Peter tells the beloved ones not to forget that God does not measure time as we do. He created time on earth, but is not bound in it, or by it. He keeps His promises, and is longsuffering with humanity, desiring all to repent (3:8-9). He reminds us that the Day of Lord will come like a thief in the night: when you least expect it, He will come with great noise and purifying fire, dissolving the heavens and melting the elements (3:10). 

So, knowing that these events will happen, the question is, how shall we live, walk, and speak? Like deceived mockers? God forbid!           

Thankfully, Peter gives us direction about how to live in the midst of mockers and deceivers: with holy and godly conduct, unblemished by this world. We are to be “diligent to be found by Him in peace.” We are to seek to fulfill His will and desires. We are to steadfastly grow in “the grace and knowledge of the Lord and Savior Jesus Christ,” (3:11-18). And we are to look with great expectation for the soon-coming Savior.
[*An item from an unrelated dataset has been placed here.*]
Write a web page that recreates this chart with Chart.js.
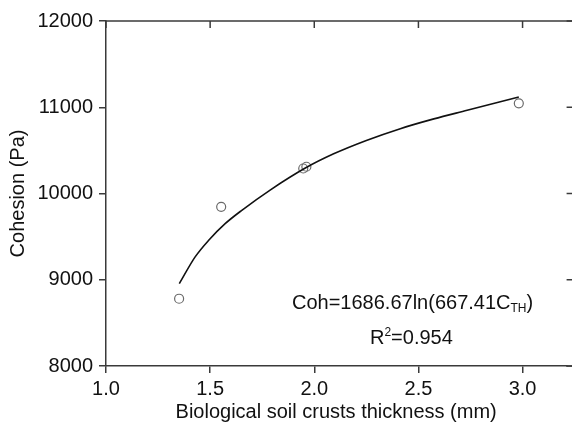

Pastors, if you heed the words of Peter, your life will be an example for those you shepherd. Allow the Holy Spirit to shine a light into your heart to reveal the places where you may have gotten off track and allowed the weariness of ministry and persecution by the culture to affect your perseverance. Continue to preach the Word of God with power. Stay on course—the Holy Spirit is your helper and will keep you strong to the end. God has a crown of glory waiting for you! (1 Pet. 5:4)


Minister Gloria Curry is an instructor at the Urban Church Leadership Center. She also serves as a volunteer teacher for the Forgotten Man Ministries at the Kent County Correctional Facility, in the Women’s Biblical Life Principles Pod. Curry graduated from the Grand Rapids Theological Seminary in 2016 with a Master of Arts Degree in Interdisciplinary Studies.